(INPUT DATA)
:::
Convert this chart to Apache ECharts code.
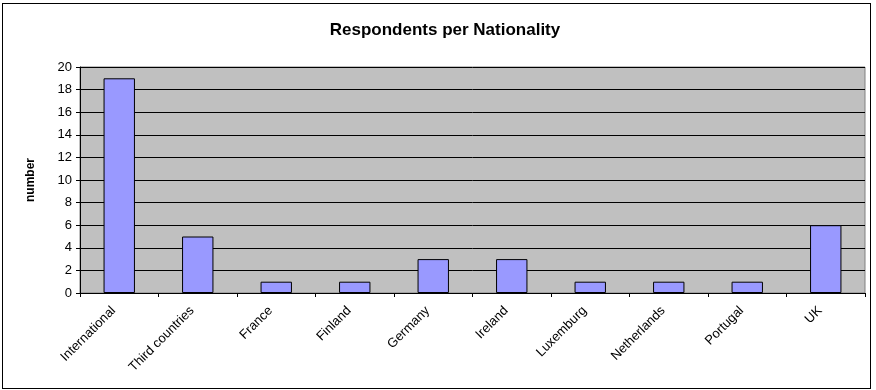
:::
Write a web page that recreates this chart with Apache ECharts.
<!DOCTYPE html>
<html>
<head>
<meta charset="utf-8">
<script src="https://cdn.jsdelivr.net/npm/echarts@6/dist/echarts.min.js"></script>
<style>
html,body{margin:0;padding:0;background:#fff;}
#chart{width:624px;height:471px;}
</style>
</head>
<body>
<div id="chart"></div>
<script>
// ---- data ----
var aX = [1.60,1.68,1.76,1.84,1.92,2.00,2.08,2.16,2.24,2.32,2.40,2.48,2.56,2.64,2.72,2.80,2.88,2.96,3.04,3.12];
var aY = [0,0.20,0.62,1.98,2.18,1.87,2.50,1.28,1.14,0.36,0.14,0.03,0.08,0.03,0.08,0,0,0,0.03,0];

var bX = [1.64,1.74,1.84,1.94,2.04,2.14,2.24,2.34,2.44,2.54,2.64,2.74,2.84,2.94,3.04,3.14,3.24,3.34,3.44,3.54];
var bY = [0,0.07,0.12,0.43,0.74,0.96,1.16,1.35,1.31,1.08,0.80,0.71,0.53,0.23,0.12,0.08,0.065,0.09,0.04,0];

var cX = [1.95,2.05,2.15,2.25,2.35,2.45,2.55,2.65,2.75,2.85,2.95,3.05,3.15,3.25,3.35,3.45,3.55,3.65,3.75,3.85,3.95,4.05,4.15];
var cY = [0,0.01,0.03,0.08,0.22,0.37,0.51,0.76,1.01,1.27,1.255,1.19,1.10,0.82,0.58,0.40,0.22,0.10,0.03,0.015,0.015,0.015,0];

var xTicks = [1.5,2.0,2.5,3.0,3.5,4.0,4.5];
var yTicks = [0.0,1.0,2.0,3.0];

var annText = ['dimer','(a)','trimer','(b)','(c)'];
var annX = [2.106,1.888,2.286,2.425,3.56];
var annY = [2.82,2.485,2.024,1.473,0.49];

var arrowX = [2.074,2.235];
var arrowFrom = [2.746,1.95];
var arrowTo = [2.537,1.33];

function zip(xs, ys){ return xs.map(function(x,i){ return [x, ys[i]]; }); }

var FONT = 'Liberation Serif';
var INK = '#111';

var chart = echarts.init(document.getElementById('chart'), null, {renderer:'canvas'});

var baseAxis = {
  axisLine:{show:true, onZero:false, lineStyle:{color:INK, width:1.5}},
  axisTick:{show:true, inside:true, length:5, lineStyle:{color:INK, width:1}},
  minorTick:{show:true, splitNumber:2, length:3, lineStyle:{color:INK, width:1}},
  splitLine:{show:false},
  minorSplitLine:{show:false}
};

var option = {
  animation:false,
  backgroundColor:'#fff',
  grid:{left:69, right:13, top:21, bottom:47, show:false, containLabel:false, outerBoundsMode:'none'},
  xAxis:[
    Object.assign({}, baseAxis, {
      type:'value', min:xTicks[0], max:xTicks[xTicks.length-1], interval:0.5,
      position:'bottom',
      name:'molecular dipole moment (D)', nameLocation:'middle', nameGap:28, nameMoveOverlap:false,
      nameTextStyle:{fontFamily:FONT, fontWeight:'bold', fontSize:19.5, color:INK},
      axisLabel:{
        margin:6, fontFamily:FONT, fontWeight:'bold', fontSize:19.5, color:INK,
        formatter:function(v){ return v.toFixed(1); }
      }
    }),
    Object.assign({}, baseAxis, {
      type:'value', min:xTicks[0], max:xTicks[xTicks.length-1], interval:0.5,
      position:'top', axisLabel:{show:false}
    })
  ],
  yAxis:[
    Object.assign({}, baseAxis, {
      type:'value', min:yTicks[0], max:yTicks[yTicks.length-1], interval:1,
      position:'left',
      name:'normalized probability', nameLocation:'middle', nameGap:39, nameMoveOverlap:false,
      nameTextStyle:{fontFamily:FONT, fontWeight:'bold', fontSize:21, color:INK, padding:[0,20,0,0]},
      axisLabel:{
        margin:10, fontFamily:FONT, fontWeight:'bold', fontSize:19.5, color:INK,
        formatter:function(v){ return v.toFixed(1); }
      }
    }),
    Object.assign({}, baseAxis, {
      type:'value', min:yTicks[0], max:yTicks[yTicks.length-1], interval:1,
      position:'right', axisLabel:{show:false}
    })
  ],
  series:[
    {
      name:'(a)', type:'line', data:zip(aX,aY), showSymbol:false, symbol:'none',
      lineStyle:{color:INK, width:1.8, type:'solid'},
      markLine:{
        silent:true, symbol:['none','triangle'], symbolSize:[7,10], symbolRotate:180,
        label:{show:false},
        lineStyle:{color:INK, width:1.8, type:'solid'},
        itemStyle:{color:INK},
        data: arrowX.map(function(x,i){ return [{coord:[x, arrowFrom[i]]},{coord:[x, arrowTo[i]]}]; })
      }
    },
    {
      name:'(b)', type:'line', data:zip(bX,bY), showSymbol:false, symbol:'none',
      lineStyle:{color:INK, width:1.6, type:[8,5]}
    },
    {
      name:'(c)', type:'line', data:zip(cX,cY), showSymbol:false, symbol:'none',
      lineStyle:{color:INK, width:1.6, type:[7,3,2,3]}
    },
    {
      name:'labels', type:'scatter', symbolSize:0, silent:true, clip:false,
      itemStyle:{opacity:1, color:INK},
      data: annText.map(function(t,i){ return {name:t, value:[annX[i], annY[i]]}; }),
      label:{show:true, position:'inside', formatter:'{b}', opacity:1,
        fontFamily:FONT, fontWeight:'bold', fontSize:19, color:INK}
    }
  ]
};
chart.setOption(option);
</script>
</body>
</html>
:::
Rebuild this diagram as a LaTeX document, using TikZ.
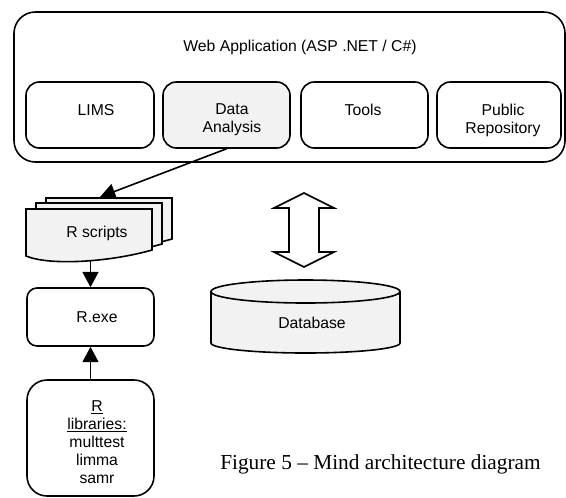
:::
(TO DO) Go back over the listing above and copy exactly the lines that begin at the line with "Write a web" and stop after the line with "return [x, ys[i]];"; leave out every other line.

(EXERCISE RESULT)
Write a web page that recreates this chart with Apache ECharts.
<!DOCTYPE html>
<html>
<head>
<meta charset="utf-8">
<script src="https://cdn.jsdelivr.net/npm/echarts@6/dist/echarts.min.js"></script>
<style>
html,body{margin:0;padding:0;background:#fff;}
#chart{width:624px;height:471px;}
</style>
</head>
<body>
<div id="chart"></div>
<script>
// ---- data ----
var aX = [1.60,1.68,1.76,1.84,1.92,2.00,2.08,2.16,2.24,2.32,2.40,2.48,2.56,2.64,2.72,2.80,2.88,2.96,3.04,3.12];
var aY = [0,0.20,0.62,1.98,2.18,1.87,2.50,1.28,1.14,0.36,0.14,0.03,0.08,0.03,0.08,0,0,0,0.03,0];

var bX = [1.64,1.74,1.84,1.94,2.04,2.14,2.24,2.34,2.44,2.54,2.64,2.74,2.84,2.94,3.04,3.14,3.24,3.34,3.44,3.54];
var bY = [0,0.07,0.12,0.43,0.74,0.96,1.16,1.35,1.31,1.08,0.80,0.71,0.53,0.23,0.12,0.08,0.065,0.09,0.04,0];

var cX = [1.95,2.05,2.15,2.25,2.35,2.45,2.55,2.65,2.75,2.85,2.95,3.05,3.15,3.25,3.35,3.45,3.55,3.65,3.75,3.85,3.95,4.05,4.15];
var cY = [0,0.01,0.03,0.08,0.22,0.37,0.51,0.76,1.01,1.27,1.255,1.19,1.10,0.82,0.58,0.40,0.22,0.10,0.03,0.015,0.015,0.015,0];

var xTicks = [1.5,2.0,2.5,3.0,3.5,4.0,4.5];
var yTicks = [0.0,1.0,2.0,3.0];

var annText = ['dimer','(a)','trimer','(b)','(c)'];
var annX = [2.106,1.888,2.286,2.425,3.56];
var annY = [2.82,2.485,2.024,1.473,0.49];

var arrowX = [2.074,2.235];
var arrowFrom = [2.746,1.95];
var arrowTo = [2.537,1.33];

function zip(xs, ys){ return xs.map(function(x,i){ return [x, ys[i]]; }); }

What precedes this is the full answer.